= STATED PROBLEM =
Look at the data below and print exactly the lines from its first line through the line with "0.334, 0.288, 0.326];"; the pictures stay out of the copy.
-- START OF SUPPLIED MATERIAL --
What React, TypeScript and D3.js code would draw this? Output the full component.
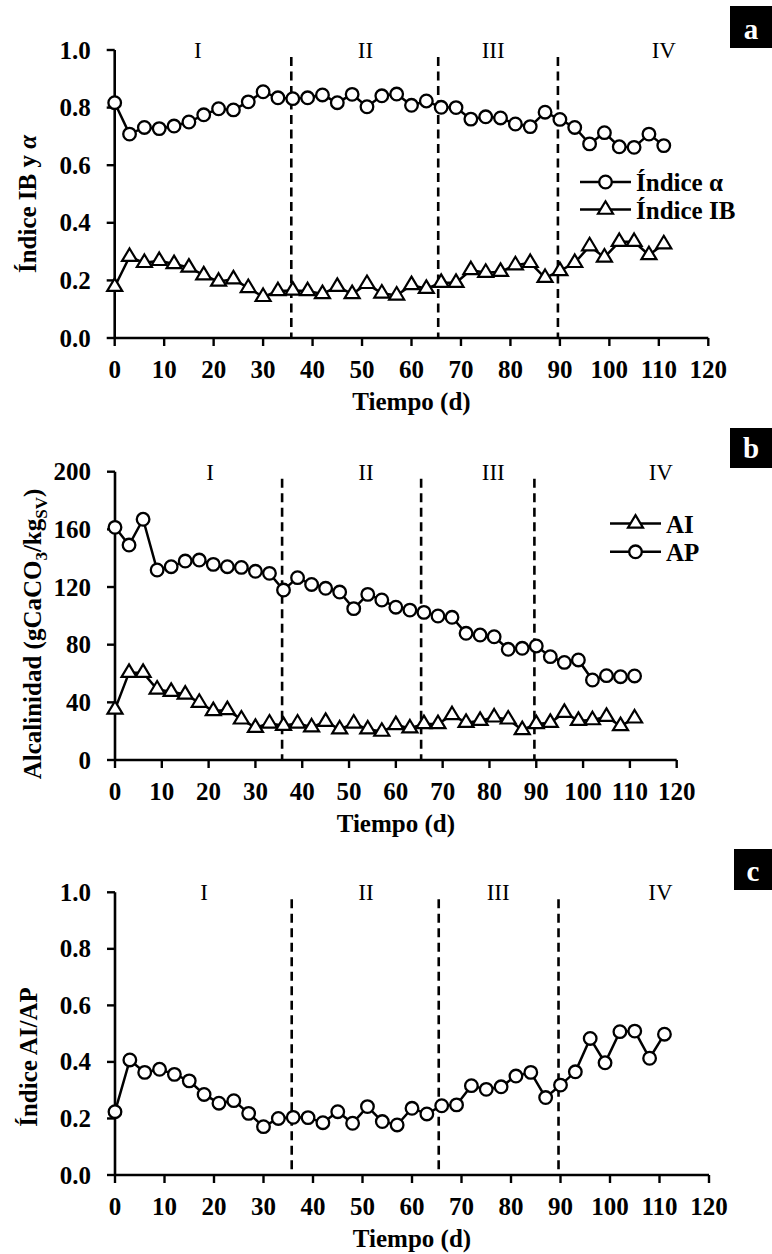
import React from "react";
import * as d3 from "d3";

const days = [0, 3, 6, 9, 12, 15, 18, 21, 24, 27, 30, 33, 36, 39, 42, 45, 48, 51, 54, 57, 60, 63, 66, 69, 72, 75, 78, 81, 84, 87, 90, 93, 96, 99, 102, 105, 108, 111];

const indiceAlpha = [0.817, 0.708, 0.731, 0.727, 0.736, 0.75, 0.775, 0.796, 0.792, 0.82, 0.855, 0.834, 0.831, 0.834, 0.844, 0.817, 0.846, 0.803, 0.841, 0.847, 0.808, 0.823, 0.801, 0.8, 0.76, 0.768, 0.764, 0.743, 0.734, 0.784, 0.759, 0.731, 0.674, 0.713, 0.664, 0.662, 0.708, 0.668];
const indiceIB = [0.178, 0.282, 0.261, 0.268, 0.257, 0.245, 0.218, 0.196, 0.204, 0.174, 0.143, 0.163, 0.165, 0.163, 0.153, 0.178, 0.153, 0.188, 0.155, 0.148, 0.184, 0.171, 0.192, 0.192, 0.236, 0.227, 0.23, 0.253, 0.261, 0.209, 0.233, 0.261, 0.319, 0.28, 0.334, 0.334, 0.288, 0.326];

const alcAP = [161.4, 149.1, 167, 131.8, 134.1, 138, 138.7, 135.7, 134.1, 133.6, 130.9, 129.5, 117.9, 126.5, 121.8, 119.1, 116.5, 105, 114.9, 111, 106, 104, 102.4, 99.9, 99, 87.9, 86.7, 85.5, 76.8, 77.5, 79.1, 71.7, 67.7, 69.4, 55.5, 58.5, 57.8, 58.3];
const alcAI = [35.1, 60.6, 60.6, 49, 47.4, 45.5, 39.8, 34, 34.7, 28.2, 22.4, 25.4, 23.8, 25.4, 22.7, 26.6, 21.3, 25.4, 21.3, 19.7, 24.3, 22, 25, 25, 31.2, 25.9, 27.3, 29.6, 28.2, 20.8, 25, 25.9, 32.8, 27.3, 27.7, 30, 23.6, 28.9];

const ratioAIAP = [0.224, 0.407, 0.363, 0.374, 0.356, 0.333, 0.285, 0.254, 0.263, 0.218, 0.171, 0.2, 0.204, 0.203, 0.185, 0.224, 0.183, 0.242, 0.189, 0.177, 0.236, 0.216, 0.245, 0.248, 0.316, 0.303, 0.312, 0.35, 0.363, 0.274, 0.318, 0.365, 0.483, 0.397, 0.507, 0.509, 0.413, 0.498];

const xTicks = [0, 10, 20, 30, 40, 50, 60, 70, 80, 90, 100, 110, 120];
const yTicksIndex = [0, 0.2, 0.4, 0.6, 0.8, 1.0];
const yTicksAlk = [0, 40, 80, 120, 160, 200];
const phaseBounds = [35.7, 65.4, 89.6];
const phaseNames = ["I", "II", "III", "IV"];
const phaseLabelDaysA = [16.8, 50.7, 76.5, 111];
const phaseLabelDaysB = [20.3, 53.6, 80.8, 116.6];
const phaseLabelDaysC = [18, 50.7, 77.4, 110.2];

const FONT = "'Liberation Serif', 'Times New Roman', Times, serif";
const FS = 25;

type Series = { values: number[]; marker: "circle" | "triangle" };

function triPath(w: number, h: number) {
  return `M0,${-(2 * h) / 3}L${w / 2},${h / 3}L${-w / 2},${h / 3}Z`;
}

function Marker({ kind, x, y }: { kind: string; x: number; y: number }) {
  if (kind === "circle") {
    return <circle cx={x} cy={y} r={6.3} fill="#fff" stroke="#000" strokeWidth={2.3} />;
  }
  return (
    <path d={triPath(15, 12.5)} transform={`translate(${x},${y})`} fill="#fff" stroke="#000" strokeWidth={2.2} strokeLinejoin="miter" />
  );
}

function Panel(props: {
  x0: number; x1: number; yTop: number; yBot: number;
  yDomain: [number, number]; yTicks: number[]; yFmt: (v: number) => string;
  series: Series[]; labelDays: number[];
  yTitle: React.ReactNode; yTitleX: number; yTitleY: number;
  letter: string; boxX: number; boxY: number; boxW: number; boxH: number; letterBase: number;
  legend?: { label: string; marker: string }[]; legX?: number; legY?: number; legGap?: number;
}) {
  const p = props;
  const x = d3.scaleLinear().domain([0, 120]).range([p.x0, p.x1]);
  const y = d3.scaleLinear().domain(p.yDomain).range([p.yBot, p.yTop]);
  const line = d3.line<number>().x((_, i) => x(days[i])).y((v) => y(v));
  return (
    <g>
      {/* phase dashed lines */}
      {phaseBounds.map((d, i) => (
        <line key={"ph" + i} x1={x(d)} x2={x(d)} y1={p.yTop + 7} y2={p.yBot} stroke="#000" strokeWidth={2.6} strokeDasharray="9,5.5" />
      ))}
      {phaseNames.map((n, i) => (
        <text key={"pn" + i} x={x(p.labelDays[i])} y={p.yTop + 8} textAnchor="middle" fontFamily={FONT} fontSize={23}>{n}</text>
      ))}
      {/* axes */}
      <line x1={p.x0} x2={p.x0} y1={p.yTop} y2={p.yBot} stroke="#000" strokeWidth={2.6} />
      <line x1={p.x0} x2={p.x1} y1={p.yBot} y2={p.yBot} stroke="#000" strokeWidth={2.6} />
      {xTicks.map((t) => (
        <g key={"xt" + t}>
          <line x1={x(t)} x2={x(t)} y1={p.yBot} y2={p.yBot + 8} stroke="#000" strokeWidth={2.4} />
          <text x={x(t)} y={p.yBot + 40} textAnchor="middle" fontFamily={FONT} fontWeight="bold" fontSize={FS}>{t}</text>
        </g>
      ))}
      {p.yTicks.map((t) => (
        <g key={"yt" + t}>
          <line x1={p.x0 - 8} x2={p.x0} y1={y(t)} y2={y(t)} stroke="#000" strokeWidth={2.4} />
          <text x={p.x0 - 24} y={y(t)} dy="0.34em" textAnchor="end" fontFamily={FONT} fontWeight="bold" fontSize={FS}>{p.yFmt(t)}</text>
        </g>
      ))}
      <text x={(p.x0 + p.x1) / 2} y={p.yBot + 72} textAnchor="middle" fontFamily={FONT} fontWeight="bold" fontSize={FS}>Tiempo (d)</text>
      <text transform={`translate(${p.yTitleX},${p.yTitleY}) rotate(-90)`} textAnchor="middle" fontFamily={FONT} fontWeight="bold" fontSize={FS}>{p.yTitle}</text>
      {/* series */}
      {p.series.map((s, si) => (
        <g key={"s" + si}>
          <path d={line(s.values) || ""} fill="none" stroke="#000" strokeWidth={2.5} />
          {s.values.map((v, i) => (
            <Marker key={i} kind={s.marker} x={x(days[i])} y={y(v)} />
          ))}
        </g>
      ))}
      {/* legend */}
      {p.legend && p.legend.map((l, i) => {
        const ly = (p.legY as number) + i * (p.legGap as number);
        const lx = p.legX as number;
        return (
          <g key={"lg" + i}>
            <line x1={lx} x2={lx + 51} y1={ly} y2={ly} stroke="#000" strokeWidth={2.5} />
            <Marker kind={l.marker} x={lx + 25.5} y={ly} />
            <text x={lx + 56} y={ly + 9} fontFamily={FONT} fontWeight="bold" fontSize={FS}>{l.label}</text>
          </g>
        );
      })}
      {/* panel letter */}
      <rect x={p.boxX} y={p.boxY} width={p.boxW} height={p.boxH} fill="#000" />
      <text x={p.boxX + p.boxW / 2} y={p.letterBase} textAnchor="middle" fontFamily={FONT} fontWeight="bold" fontSize={29} fill="#fff">{p.letter}</text>
    </g>
  );
}

export default function App() {
  const f1 = d3.format(".1f");
  const f0 = d3.format("d");
  return (
    <svg width={772} height={1254} style={{ position: "absolute", left: 0, top: 0, background: "#fff" }}>
      <rect x={0} y={0} width={772} height={1254} fill="#fff" />
      <Panel
        x0={114.7} x1={708.3} yTop={50} yBot={338}
        yDomain={[0, 1]} yTicks={yTicksIndex} yFmt={f1}
        series={[{ values: indiceAlpha, marker: "circle" }, { values: indiceIB, marker: "triangle" }]}
        labelDays={phaseLabelDaysA}
        yTitle={<>Índice IB y <tspan fontStyle="italic">α</tspan></>} yTitleX={36} yTitleY={204}
        letter="a" boxX={730} boxY={6} boxW={42} boxH={42} letterBase={39}
        legend={[{ label: "Índice α", marker: "circle" }, { label: "Índice IB", marker: "triangle" }]}
        legX={580} legY={182} legGap={27.6}
      />
      <Panel
        x0={115} x1={676.7} yTop={471.7} yBot={760}
        yDomain={[0, 200]} yTicks={yTicksAlk} yFmt={f0}
        series={[{ values: alcAP, marker: "circle" }, { values: alcAI, marker: "triangle" }]}
        labelDays={phaseLabelDaysB}
        yTitle={<>Alcalinidad (gCaCO<tspan dy="6" fontSize={17}>3</tspan><tspan dy="-6">/kg</tspan><tspan dy="6" fontSize={17}>SV</tspan><tspan dy="-6">)</tspan></>}
        yTitleX={41} yTitleY={634}
        letter="b" boxX={730} boxY={428} boxW={42} boxH={40} letterBase={458}
        legend={[{ label: "AI", marker: "triangle" }, { label: "AP", marker: "circle" }]}
        legX={610} legY={523.5} legGap={28.3}
      />
      <Panel
        x0={115} x1={709} yTop={892.3} yBot={1175}
        yDomain={[0, 1]} yTicks={yTicksIndex} yFmt={f1}
        series={[{ values: ratioAIAP, marker: "circle" }]}
        labelDays={phaseLabelDaysC}
        yTitle={<>Índice AI/AP</>} yTitleX={37} yTitleY={1057}
        letter="c" boxX={734} boxY={849} boxW={38} boxH={41} letterBase={881}
      />
    </svg>
  );
}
-- END OF SUPPLIED MATERIAL --
= COMPLETE OUTPUT =
What React, TypeScript and D3.js code would draw this? Output the full component.
import React from "react";
import * as d3 from "d3";

const days = [0, 3, 6, 9, 12, 15, 18, 21, 24, 27, 30, 33, 36, 39, 42, 45, 48, 51, 54, 57, 60, 63, 66, 69, 72, 75, 78, 81, 84, 87, 90, 93, 96, 99, 102, 105, 108, 111];

const indiceAlpha = [0.817, 0.708, 0.731, 0.727, 0.736, 0.75, 0.775, 0.796, 0.792, 0.82, 0.855, 0.834, 0.831, 0.834, 0.844, 0.817, 0.846, 0.803, 0.841, 0.847, 0.808, 0.823, 0.801, 0.8, 0.76, 0.768, 0.764, 0.743, 0.734, 0.784, 0.759, 0.731, 0.674, 0.713, 0.664, 0.662, 0.708, 0.668];
const indiceIB = [0.178, 0.282, 0.261, 0.268, 0.257, 0.245, 0.218, 0.196, 0.204, 0.174, 0.143, 0.163, 0.165, 0.163, 0.153, 0.178, 0.153, 0.188, 0.155, 0.148, 0.184, 0.171, 0.192, 0.192, 0.236, 0.227, 0.23, 0.253, 0.261, 0.209, 0.233, 0.261, 0.319, 0.28, 0.334, 0.334, 0.288, 0.326];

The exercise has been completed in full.